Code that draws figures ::
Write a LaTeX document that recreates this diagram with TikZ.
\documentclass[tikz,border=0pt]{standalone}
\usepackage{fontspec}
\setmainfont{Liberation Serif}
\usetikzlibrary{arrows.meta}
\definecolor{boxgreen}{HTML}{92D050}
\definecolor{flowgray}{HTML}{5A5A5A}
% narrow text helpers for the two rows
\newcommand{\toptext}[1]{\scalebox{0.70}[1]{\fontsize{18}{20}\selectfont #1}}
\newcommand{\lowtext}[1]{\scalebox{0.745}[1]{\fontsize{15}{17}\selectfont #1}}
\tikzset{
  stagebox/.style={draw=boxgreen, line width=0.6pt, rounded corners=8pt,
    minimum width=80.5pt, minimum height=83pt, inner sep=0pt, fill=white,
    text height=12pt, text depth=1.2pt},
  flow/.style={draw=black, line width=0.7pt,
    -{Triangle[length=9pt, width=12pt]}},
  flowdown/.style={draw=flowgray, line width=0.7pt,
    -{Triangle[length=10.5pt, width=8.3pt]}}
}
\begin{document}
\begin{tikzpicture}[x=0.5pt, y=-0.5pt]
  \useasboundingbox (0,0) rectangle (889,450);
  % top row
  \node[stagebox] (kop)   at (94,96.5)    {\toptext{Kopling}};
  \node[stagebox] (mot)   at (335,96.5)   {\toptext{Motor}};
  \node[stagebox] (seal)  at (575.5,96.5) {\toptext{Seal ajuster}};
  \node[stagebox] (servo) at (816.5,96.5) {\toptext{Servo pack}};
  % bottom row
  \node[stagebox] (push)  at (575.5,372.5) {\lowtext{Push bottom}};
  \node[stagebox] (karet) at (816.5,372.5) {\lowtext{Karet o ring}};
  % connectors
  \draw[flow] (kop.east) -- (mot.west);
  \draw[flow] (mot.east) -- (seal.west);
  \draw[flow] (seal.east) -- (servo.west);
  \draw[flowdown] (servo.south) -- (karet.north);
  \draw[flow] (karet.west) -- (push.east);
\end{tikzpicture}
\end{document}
==
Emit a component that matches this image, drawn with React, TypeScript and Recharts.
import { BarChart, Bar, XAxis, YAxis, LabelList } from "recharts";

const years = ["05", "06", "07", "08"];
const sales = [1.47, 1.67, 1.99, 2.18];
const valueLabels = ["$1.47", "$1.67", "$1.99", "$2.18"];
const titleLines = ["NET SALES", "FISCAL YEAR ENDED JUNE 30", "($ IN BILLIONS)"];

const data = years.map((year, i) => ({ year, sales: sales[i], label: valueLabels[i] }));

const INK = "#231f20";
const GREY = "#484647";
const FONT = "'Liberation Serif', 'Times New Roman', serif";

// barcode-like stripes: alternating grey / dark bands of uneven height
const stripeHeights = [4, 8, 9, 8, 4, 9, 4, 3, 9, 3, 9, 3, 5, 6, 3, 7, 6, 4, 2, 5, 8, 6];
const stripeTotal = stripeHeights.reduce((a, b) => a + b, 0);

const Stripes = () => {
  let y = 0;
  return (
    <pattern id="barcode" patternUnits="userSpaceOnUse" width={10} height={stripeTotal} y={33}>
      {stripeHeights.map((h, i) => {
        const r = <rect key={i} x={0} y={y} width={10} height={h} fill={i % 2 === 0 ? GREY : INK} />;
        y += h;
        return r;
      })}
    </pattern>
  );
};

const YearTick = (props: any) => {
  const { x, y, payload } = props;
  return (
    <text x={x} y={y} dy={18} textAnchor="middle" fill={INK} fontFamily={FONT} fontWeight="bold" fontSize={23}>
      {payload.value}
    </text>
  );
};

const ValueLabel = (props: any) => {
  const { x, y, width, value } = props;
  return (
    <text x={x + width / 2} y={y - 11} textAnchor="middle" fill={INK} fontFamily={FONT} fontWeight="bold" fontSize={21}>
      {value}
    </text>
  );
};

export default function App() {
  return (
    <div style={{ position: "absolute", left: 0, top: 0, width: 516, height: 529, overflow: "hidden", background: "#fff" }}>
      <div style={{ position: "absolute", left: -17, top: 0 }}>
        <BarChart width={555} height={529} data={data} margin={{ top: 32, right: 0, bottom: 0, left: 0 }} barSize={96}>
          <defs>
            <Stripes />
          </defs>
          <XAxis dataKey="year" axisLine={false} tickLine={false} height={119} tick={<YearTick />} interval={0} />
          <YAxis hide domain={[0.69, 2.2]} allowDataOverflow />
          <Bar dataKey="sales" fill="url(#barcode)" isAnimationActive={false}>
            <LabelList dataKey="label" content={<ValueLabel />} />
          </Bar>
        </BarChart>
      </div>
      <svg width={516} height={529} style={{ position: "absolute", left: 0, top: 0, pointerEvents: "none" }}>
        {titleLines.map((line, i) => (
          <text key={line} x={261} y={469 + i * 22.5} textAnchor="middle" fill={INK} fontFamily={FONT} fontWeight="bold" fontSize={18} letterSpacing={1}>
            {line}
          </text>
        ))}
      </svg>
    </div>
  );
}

Task requirements :: Write out every line of the data that holds the word "with".

Result below ::
Write a LaTeX document that recreates this diagram with TikZ.
Emit a component that matches this image, drawn with React, TypeScript and Recharts.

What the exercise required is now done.